**WHAT THE EXERCISE ASKS**.
Set aside the pictures and output only the lines from the one containing "Emit a web page" up to and including the one containing "['#1e3b2b', '#1e3b2b', '#2a3f30', '#333333', '#333333'];".

**EXTRACTED INFORMATION**.
★ ★ ★ ★ ★

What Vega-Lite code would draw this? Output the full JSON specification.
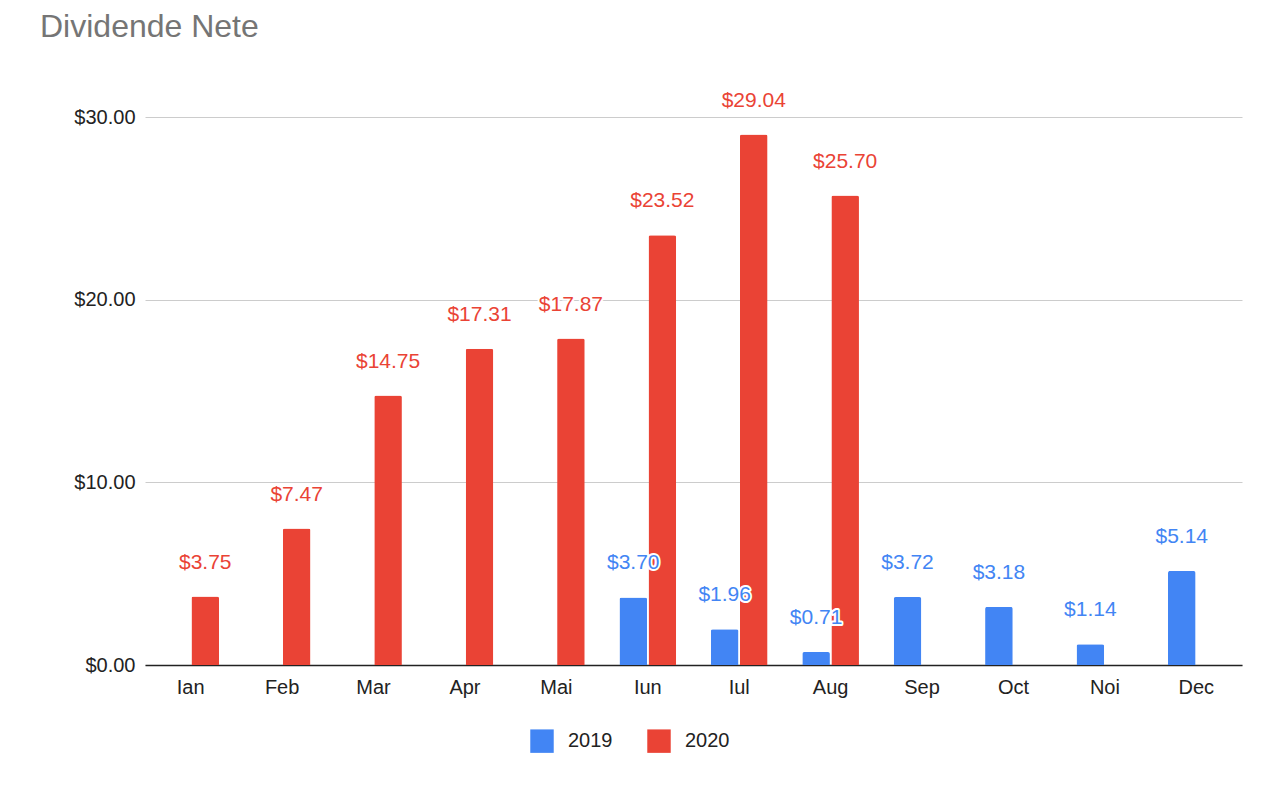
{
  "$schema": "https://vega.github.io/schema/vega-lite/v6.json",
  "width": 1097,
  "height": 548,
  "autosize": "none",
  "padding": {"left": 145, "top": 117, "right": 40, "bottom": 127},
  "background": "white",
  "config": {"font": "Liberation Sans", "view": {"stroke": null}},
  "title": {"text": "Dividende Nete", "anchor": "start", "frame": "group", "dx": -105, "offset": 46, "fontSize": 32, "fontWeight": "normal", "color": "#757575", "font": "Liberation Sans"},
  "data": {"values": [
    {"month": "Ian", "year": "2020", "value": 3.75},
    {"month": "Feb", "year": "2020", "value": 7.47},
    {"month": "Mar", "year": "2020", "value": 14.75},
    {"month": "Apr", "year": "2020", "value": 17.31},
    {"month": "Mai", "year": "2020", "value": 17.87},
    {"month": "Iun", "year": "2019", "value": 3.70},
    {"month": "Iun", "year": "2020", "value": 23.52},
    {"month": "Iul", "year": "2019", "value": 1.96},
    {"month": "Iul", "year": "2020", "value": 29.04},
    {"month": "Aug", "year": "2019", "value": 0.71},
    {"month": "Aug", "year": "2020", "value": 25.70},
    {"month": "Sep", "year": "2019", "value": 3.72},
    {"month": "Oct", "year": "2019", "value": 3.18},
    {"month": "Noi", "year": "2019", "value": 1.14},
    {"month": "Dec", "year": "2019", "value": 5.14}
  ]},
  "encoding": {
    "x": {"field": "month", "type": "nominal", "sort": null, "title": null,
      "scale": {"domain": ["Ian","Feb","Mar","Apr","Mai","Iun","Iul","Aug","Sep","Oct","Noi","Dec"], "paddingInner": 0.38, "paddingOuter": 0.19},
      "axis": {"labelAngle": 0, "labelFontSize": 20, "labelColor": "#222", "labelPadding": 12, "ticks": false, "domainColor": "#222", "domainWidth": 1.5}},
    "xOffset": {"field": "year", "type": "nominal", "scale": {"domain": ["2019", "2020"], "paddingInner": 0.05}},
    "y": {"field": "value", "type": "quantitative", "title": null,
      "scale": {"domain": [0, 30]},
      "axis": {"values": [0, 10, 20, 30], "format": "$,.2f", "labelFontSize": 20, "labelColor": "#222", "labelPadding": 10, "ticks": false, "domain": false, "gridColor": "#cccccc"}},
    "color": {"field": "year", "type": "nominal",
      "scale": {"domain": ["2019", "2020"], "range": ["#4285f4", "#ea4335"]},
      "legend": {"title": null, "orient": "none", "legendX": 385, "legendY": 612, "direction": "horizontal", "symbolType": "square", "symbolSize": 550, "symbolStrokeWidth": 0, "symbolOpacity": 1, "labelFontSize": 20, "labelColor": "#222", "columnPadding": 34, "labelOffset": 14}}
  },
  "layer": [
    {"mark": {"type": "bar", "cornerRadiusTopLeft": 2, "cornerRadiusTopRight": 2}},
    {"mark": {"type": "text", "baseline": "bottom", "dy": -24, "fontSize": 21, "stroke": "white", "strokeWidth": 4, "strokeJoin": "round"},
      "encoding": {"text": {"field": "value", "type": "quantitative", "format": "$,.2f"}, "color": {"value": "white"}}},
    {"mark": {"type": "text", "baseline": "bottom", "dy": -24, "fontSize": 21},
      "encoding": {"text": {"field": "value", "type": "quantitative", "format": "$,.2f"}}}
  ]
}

★ ★ ★ ★ ★

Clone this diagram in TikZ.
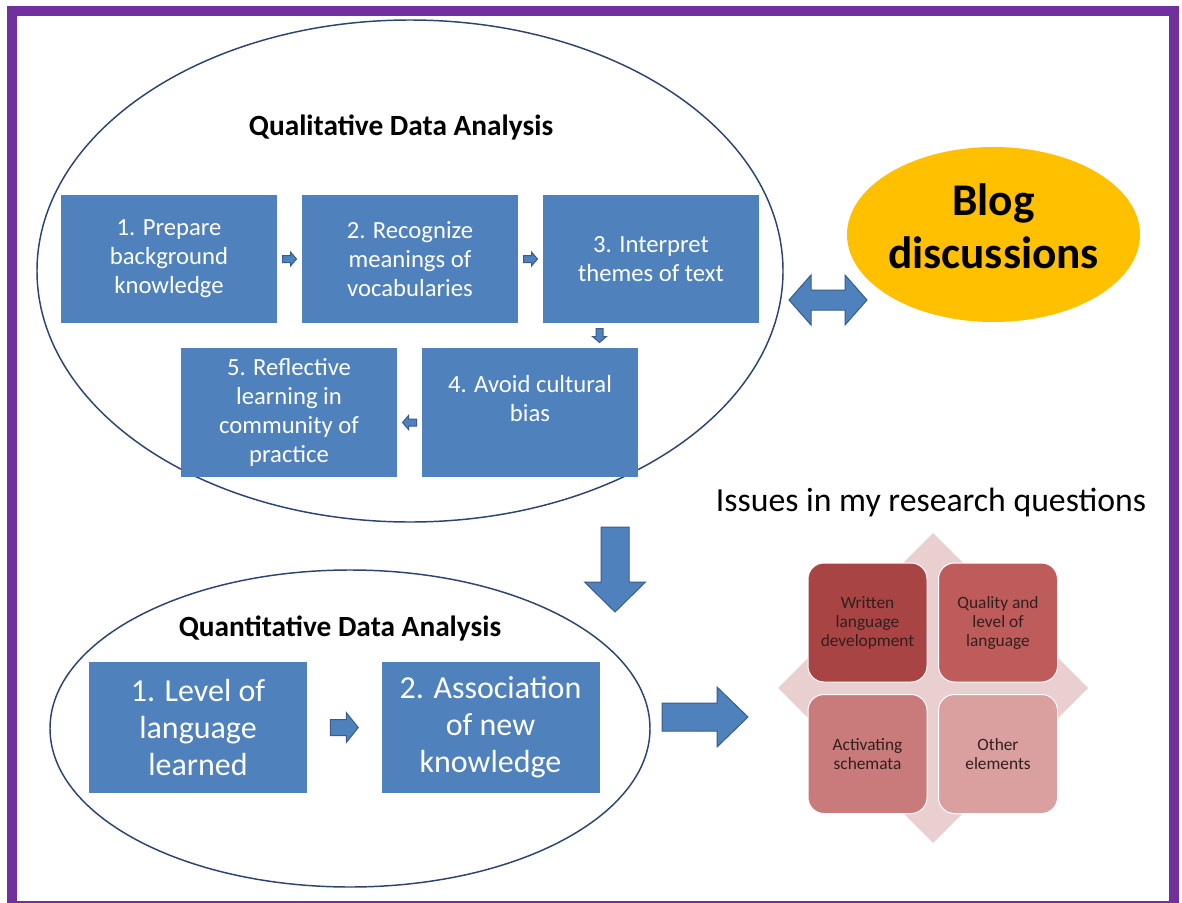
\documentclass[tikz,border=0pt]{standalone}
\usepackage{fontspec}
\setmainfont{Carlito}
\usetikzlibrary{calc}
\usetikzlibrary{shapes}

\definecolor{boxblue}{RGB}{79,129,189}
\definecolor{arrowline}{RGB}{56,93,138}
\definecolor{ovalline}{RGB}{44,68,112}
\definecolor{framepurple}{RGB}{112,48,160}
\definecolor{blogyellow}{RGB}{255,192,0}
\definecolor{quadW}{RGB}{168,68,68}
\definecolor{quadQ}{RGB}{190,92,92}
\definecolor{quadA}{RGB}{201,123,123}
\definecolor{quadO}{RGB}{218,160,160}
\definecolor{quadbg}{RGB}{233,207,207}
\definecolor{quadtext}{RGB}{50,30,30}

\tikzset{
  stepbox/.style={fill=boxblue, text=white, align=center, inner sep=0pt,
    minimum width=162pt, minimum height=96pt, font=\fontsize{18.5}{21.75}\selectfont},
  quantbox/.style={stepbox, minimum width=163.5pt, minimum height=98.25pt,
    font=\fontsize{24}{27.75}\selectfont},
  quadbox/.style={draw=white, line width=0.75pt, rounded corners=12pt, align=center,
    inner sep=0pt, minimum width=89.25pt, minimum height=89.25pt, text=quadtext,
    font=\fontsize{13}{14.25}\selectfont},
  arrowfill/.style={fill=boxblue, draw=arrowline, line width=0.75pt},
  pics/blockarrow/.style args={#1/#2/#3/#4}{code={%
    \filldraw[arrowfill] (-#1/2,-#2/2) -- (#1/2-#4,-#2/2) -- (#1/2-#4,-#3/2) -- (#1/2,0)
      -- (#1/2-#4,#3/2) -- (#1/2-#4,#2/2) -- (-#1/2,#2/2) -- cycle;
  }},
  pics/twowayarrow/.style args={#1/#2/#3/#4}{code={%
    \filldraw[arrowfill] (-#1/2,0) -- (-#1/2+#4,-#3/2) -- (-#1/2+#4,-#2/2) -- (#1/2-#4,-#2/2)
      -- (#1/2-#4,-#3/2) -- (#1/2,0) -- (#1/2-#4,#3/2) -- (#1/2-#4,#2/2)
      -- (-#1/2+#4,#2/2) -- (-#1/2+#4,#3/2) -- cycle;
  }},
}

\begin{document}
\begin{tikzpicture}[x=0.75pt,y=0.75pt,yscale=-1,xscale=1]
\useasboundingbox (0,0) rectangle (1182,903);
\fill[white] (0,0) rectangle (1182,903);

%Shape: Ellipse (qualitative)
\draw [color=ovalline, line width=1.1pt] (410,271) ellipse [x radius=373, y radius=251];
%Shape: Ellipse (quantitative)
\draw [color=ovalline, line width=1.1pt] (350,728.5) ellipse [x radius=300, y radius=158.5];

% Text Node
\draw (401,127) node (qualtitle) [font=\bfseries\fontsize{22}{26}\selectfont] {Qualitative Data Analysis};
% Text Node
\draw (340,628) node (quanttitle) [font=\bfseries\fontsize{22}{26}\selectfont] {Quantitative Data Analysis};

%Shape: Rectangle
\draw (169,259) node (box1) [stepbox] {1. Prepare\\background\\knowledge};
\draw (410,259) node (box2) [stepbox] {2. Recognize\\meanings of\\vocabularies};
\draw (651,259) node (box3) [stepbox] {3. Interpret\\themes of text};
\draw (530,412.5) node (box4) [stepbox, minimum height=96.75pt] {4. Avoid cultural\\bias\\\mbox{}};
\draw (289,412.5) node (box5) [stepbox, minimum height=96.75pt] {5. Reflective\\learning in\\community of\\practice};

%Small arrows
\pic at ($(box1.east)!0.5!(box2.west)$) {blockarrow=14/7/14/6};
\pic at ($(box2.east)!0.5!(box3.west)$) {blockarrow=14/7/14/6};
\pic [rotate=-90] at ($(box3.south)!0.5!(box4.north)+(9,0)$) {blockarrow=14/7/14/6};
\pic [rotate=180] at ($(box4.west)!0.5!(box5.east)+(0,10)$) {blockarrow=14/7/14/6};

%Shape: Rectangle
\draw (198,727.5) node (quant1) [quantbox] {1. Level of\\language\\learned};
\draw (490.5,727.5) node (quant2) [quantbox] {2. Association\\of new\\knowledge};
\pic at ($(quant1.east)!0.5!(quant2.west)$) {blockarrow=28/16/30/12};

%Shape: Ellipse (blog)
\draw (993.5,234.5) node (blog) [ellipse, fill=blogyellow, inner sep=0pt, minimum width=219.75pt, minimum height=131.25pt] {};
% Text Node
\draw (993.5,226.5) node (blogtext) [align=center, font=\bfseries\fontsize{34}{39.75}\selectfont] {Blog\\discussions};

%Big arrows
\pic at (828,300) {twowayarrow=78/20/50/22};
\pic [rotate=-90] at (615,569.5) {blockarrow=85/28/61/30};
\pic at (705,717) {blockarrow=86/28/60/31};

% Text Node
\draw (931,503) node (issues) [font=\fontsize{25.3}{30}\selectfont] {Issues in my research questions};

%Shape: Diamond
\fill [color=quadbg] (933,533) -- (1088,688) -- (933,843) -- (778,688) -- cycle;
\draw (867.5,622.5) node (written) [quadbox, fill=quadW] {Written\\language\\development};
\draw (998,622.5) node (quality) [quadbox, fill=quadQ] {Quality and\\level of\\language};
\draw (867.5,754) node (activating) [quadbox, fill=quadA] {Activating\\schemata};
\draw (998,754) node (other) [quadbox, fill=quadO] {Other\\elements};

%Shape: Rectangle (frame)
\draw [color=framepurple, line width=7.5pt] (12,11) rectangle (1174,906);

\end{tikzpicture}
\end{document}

★ ★ ★ ★ ★

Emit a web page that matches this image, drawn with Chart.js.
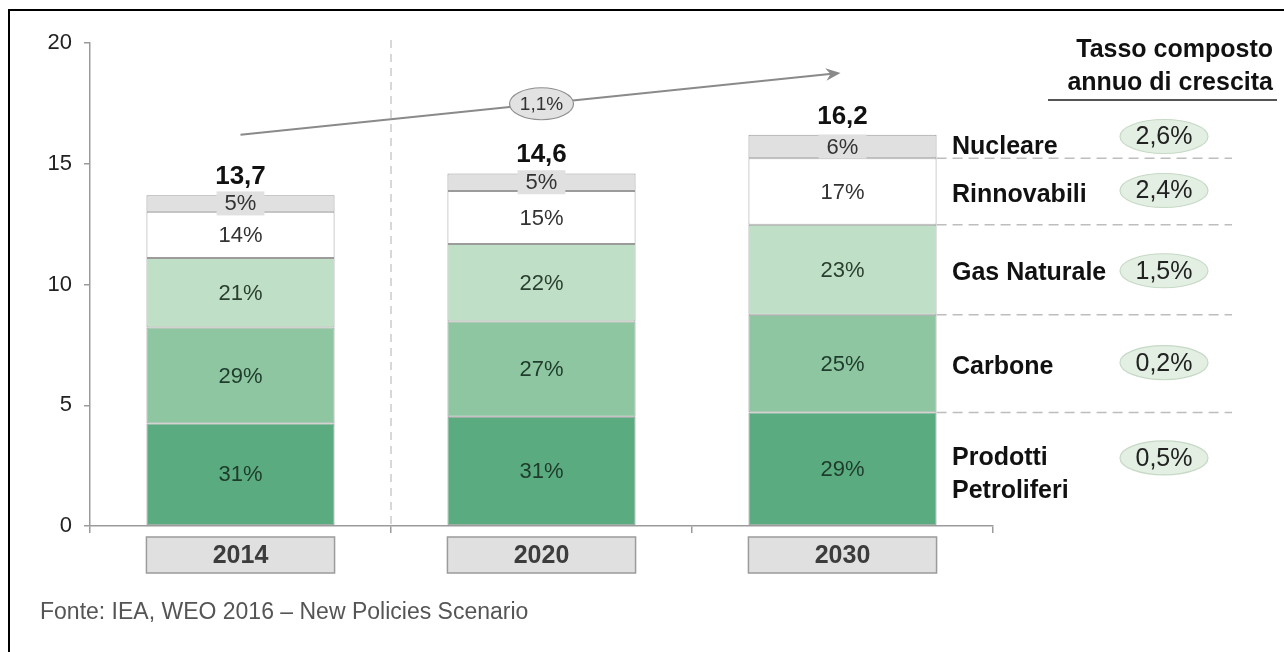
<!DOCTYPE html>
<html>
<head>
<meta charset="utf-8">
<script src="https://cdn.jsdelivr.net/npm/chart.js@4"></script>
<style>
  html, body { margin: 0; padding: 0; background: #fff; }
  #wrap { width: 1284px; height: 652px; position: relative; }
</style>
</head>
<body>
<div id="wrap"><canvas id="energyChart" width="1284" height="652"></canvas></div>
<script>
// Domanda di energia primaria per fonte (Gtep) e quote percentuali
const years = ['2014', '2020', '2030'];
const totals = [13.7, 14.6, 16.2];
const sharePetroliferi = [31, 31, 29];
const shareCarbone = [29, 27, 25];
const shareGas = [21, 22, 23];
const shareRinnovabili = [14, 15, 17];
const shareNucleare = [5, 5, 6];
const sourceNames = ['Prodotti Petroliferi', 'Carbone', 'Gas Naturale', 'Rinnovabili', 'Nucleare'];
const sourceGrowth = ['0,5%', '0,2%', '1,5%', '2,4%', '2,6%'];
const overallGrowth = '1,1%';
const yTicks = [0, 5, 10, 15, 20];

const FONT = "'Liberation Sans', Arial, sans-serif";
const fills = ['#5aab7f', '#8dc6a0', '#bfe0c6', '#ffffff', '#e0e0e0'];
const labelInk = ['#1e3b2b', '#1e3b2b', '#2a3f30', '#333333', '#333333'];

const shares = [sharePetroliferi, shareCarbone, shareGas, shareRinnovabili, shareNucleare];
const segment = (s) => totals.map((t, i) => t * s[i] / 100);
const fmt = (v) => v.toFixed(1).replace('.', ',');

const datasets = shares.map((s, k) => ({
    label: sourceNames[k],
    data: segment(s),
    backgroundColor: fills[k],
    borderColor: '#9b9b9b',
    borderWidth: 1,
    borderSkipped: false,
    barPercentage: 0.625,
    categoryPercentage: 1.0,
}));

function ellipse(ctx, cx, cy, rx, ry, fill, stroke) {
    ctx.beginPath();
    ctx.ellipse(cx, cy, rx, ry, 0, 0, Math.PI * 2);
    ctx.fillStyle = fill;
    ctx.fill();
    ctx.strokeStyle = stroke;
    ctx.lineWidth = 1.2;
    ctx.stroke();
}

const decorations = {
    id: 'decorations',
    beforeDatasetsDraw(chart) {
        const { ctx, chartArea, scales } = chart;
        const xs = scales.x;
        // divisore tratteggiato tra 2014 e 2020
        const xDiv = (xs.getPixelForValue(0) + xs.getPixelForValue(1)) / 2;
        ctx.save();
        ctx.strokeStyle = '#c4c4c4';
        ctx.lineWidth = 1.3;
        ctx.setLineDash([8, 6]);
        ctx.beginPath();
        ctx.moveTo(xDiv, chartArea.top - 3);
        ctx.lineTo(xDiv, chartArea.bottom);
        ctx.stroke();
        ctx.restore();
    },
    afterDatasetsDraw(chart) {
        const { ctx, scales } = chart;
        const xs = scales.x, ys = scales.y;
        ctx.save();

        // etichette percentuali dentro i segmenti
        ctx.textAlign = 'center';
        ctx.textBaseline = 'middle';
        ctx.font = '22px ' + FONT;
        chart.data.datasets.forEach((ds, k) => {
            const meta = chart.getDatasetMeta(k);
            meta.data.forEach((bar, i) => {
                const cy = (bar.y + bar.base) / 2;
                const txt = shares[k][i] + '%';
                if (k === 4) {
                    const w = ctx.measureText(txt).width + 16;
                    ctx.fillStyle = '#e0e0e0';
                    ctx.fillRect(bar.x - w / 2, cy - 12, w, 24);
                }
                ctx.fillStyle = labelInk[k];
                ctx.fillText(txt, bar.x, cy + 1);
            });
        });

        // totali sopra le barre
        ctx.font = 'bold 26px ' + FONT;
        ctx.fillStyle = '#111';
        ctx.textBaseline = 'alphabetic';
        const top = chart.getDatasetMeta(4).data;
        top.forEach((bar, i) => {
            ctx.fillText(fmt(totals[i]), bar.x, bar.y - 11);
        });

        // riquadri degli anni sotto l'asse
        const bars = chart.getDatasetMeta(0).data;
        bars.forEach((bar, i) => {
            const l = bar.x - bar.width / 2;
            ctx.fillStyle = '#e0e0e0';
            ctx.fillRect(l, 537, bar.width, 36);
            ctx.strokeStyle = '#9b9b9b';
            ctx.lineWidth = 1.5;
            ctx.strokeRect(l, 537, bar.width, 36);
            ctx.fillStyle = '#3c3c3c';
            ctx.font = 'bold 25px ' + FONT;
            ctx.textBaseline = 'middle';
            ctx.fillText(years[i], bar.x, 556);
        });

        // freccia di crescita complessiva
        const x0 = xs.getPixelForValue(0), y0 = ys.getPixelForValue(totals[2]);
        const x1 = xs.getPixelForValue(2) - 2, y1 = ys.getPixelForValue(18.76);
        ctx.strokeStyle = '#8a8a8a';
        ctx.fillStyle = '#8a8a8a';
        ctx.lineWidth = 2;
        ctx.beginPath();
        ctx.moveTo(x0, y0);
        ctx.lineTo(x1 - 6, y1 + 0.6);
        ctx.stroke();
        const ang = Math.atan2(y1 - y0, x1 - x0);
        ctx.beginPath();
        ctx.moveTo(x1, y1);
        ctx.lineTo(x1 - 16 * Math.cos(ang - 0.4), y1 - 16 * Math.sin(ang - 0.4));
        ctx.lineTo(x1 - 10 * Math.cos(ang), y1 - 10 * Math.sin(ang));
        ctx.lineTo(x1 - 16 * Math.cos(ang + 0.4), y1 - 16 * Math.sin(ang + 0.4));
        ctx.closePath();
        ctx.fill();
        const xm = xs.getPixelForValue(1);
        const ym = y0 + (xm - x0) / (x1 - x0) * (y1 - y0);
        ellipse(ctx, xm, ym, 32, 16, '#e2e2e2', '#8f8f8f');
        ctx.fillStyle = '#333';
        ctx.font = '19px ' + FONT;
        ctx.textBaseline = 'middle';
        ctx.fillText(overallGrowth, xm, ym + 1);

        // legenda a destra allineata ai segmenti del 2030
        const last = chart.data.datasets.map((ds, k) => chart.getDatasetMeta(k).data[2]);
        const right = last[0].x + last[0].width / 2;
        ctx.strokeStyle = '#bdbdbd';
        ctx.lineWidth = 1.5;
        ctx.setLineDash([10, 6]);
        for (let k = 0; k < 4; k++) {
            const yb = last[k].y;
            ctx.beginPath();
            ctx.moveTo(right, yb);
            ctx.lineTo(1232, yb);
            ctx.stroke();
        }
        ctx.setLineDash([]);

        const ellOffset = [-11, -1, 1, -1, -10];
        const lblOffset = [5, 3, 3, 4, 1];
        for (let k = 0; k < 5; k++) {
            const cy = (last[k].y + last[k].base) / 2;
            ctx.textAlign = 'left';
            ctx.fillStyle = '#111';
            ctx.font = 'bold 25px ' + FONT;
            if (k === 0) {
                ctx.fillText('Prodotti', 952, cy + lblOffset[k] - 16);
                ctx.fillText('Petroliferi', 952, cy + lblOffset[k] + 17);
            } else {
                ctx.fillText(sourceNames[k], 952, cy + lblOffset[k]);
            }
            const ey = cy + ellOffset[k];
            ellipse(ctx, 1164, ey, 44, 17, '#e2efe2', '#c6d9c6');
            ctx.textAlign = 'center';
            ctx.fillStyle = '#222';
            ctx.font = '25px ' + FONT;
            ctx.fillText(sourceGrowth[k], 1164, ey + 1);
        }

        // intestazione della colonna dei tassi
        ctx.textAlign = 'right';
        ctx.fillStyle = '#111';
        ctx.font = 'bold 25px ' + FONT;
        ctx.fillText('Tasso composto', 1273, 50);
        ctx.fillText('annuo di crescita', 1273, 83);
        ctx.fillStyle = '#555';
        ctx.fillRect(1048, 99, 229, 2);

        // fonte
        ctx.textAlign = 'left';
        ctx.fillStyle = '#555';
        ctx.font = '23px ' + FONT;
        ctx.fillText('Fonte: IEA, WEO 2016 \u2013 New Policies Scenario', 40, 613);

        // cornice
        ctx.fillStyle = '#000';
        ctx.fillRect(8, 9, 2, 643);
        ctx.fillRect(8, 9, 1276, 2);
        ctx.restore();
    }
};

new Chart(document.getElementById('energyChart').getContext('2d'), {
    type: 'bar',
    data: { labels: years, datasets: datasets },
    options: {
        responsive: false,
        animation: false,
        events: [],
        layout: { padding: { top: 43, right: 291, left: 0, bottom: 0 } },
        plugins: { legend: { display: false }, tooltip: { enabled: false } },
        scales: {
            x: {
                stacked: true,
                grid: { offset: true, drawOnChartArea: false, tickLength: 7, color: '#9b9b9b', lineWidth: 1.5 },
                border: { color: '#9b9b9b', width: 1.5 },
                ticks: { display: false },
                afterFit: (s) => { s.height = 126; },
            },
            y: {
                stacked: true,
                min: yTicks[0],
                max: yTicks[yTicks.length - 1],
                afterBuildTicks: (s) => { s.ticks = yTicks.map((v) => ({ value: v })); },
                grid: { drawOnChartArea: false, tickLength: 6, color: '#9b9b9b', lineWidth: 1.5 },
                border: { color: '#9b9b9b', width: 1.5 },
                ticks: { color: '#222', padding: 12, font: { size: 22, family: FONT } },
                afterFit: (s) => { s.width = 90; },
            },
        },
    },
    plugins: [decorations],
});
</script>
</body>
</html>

★ ★ ★ ★ ★

**EXPECTED ANSWER**.
Emit a web page that matches this image, drawn with Chart.js.
<!DOCTYPE html>
<html>
<head>
<meta charset="utf-8">
<script src="https://cdn.jsdelivr.net/npm/chart.js@4"></script>
<style>
  html, body { margin: 0; padding: 0; background: #fff; }
  #wrap { width: 1284px; height: 652px; position: relative; }
</style>
</head>
<body>
<div id="wrap"><canvas id="energyChart" width="1284" height="652"></canvas></div>
<script>
// Domanda di energia primaria per fonte (Gtep) e quote percentuali
const years = ['2014', '2020', '2030'];
const totals = [13.7, 14.6, 16.2];
const sharePetroliferi = [31, 31, 29];
const shareCarbone = [29, 27, 25];
const shareGas = [21, 22, 23];
const shareRinnovabili = [14, 15, 17];
const shareNucleare = [5, 5, 6];
const sourceNames = ['Prodotti Petroliferi', 'Carbone', 'Gas Naturale', 'Rinnovabili', 'Nucleare'];
const sourceGrowth = ['0,5%', '0,2%', '1,5%', '2,4%', '2,6%'];
const overallGrowth = '1,1%';
const yTicks = [0, 5, 10, 15, 20];

const FONT = "'Liberation Sans', Arial, sans-serif";
const fills = ['#5aab7f', '#8dc6a0', '#bfe0c6', '#ffffff', '#e0e0e0'];
const labelInk = ['#1e3b2b', '#1e3b2b', '#2a3f30', '#333333', '#333333'];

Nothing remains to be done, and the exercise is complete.